Cambridge CropShare
https://cambridge.cropshare.org.uk/recipes/courgette-and-blackberry-cake/
Courgette and Blackberry Cake
Yields: 12 slices
Ingredients:
- 250g flour
- 175g sugar
- 250ml soya or nut milk
- 6 tablespoons (30g) vegetable oil
- 4 teaspoons baking powder
- 1 teaspoon vanilla essence
- peel of 1 lemon
- 250g courgette, grated (1-3 courgettes, depending on size)
- 500g blackberries
Optional Topping:- 150g cashew nuts
- 100g macadamia nuts
- 1tsp vanilla extract
- 50g coconut oil
- 50g agave syrup
- 100g blackberries
Directions:
- Grease a 28cm/11 inch springform and preheat the oven to 180 degrees / gas mark 4.

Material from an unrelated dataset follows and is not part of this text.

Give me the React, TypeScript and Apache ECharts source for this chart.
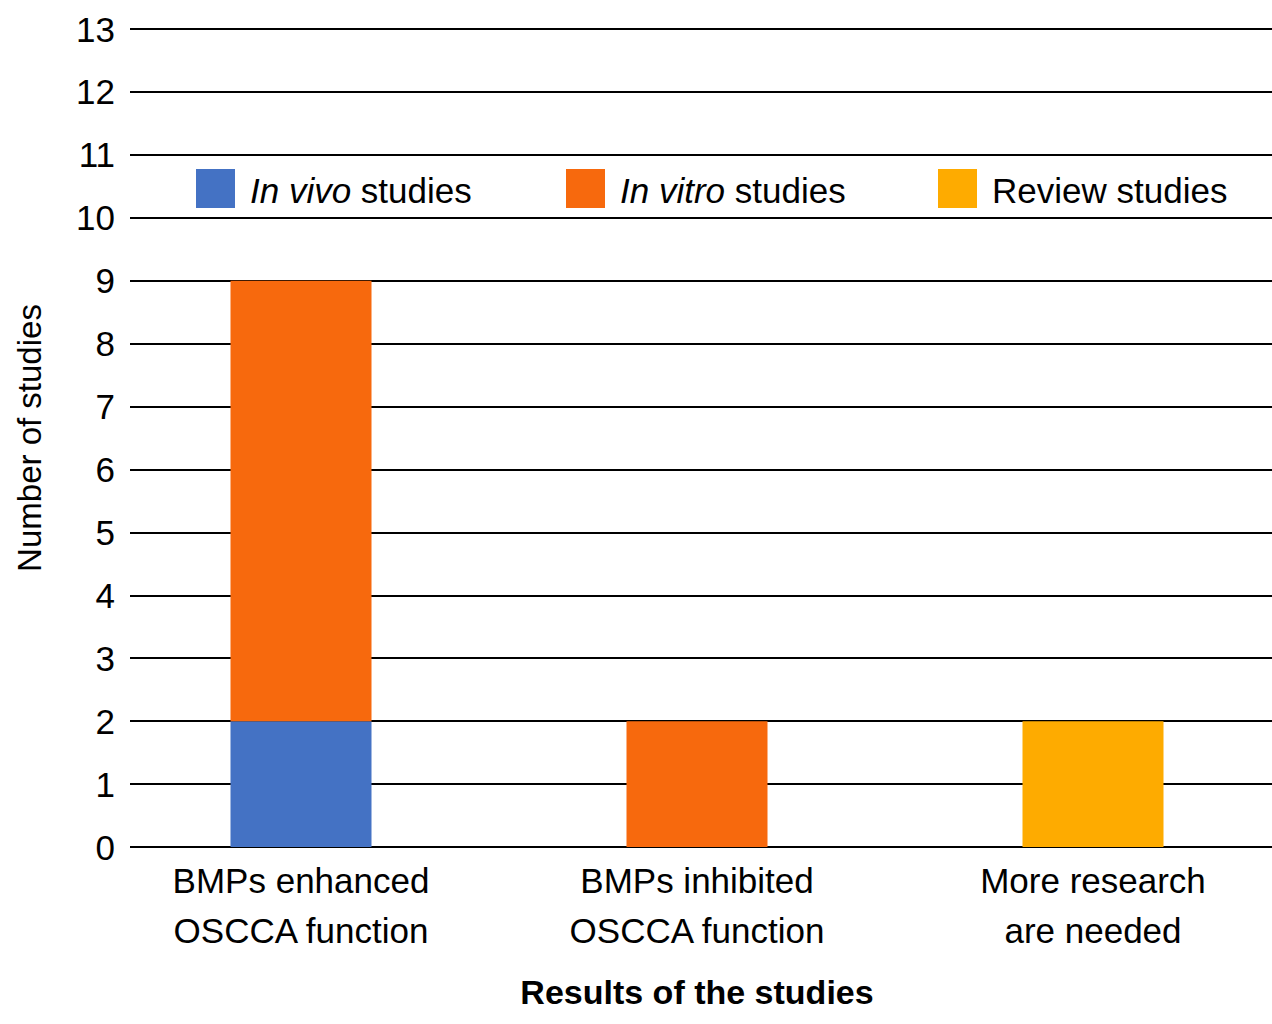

- Using a hand mixer, mix flour, sugar, milk, oil, baking powder, lemon peel and vanilla in a bowl until smooth and foamy.
- Mix in the grated courgette.
- Fill into the springform and drop in the blackberries, spreading them evenly.
- Bake for about 1 hour until golden brown and leave to cool
- For the topping mix all ingredients in a blender until smooth and spread over the cake.